# The opening and closing charges



## JJones (May 23, 2012)

Hello brethren,

I've been working on memorizing the opening and closing charges as they are in the Texas monitor.  The monitor states that the charges are not mandatory and completely optional (which explains why I haven't ever heard them before) but some of the wording, along with the benediction that comes afterwards, has me wondering if it's appropriate for all the degrees, or just opening and closing in a Masters.

Does anyone have any thoughts?


----------



## Mac (May 23, 2012)

I've only heard the closing charge given in a MM Lodge.  It was during a meeting of the Lodge of Research, actually.  

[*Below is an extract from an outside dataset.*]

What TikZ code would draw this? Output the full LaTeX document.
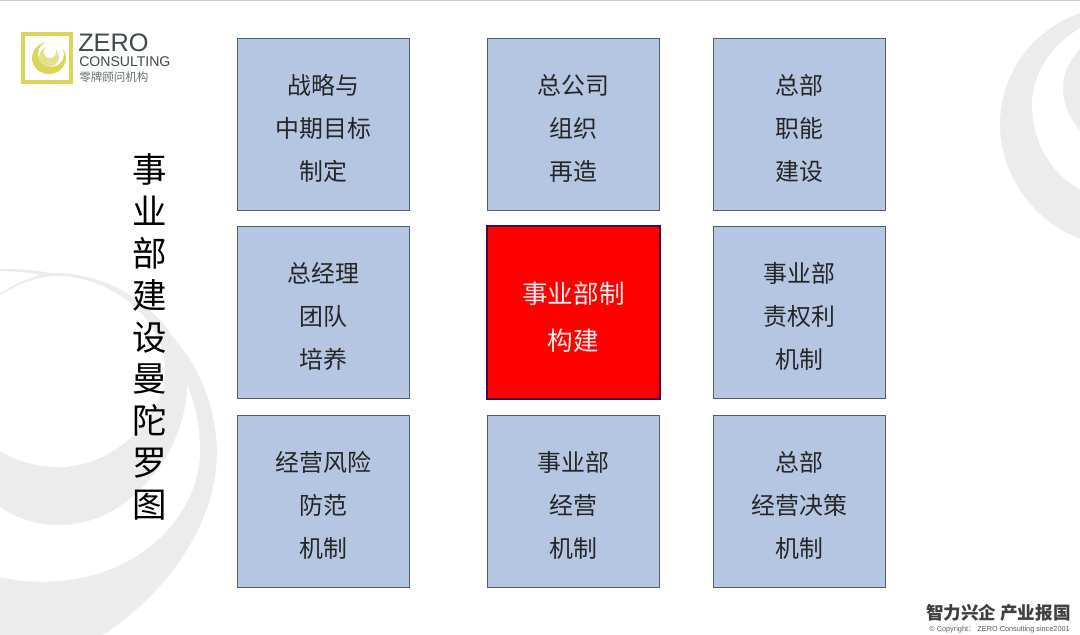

It struck me so impressively that I've also decided to learn it, if only to give it during special meetings or after raising a brother.


----------



## Bill Lins (May 24, 2012)

I concur- MM Lodge only.


----------



## Texas.mason (May 24, 2012)

My Lodge recites the charge at the closing of all degrees. I received the charge each time.


----------



## Bill Lins (May 24, 2012)

There is a charge given after the lecture in each degree. The "charge at closing"  in the Monitor, which is different than the charges at the end of the degree conferrals, is to be given "immediately prior to the benediction", which is given _only_ at the closing of a MM Lodge.


----------



## JJones (May 24, 2012)

Bill_Lins77488 said:


> There is a charge given after the lecture in each degree. The "charge at closing"  in the Monitor, which is different than the charges at the end of the degree conferrals, is to be given "immediately prior to the benediction", which is given _only_ at the closing of a MM Lodge.


 
Thank you, that pretty much confirms my suspicions.  How about the opening charge however?  Do you have any insight on that?


----------



## Bill Lins (May 24, 2012)

I see nothing about the opening charge which restricts its use to a particular Lodge. AFAIK, it can be given in any of them.


----------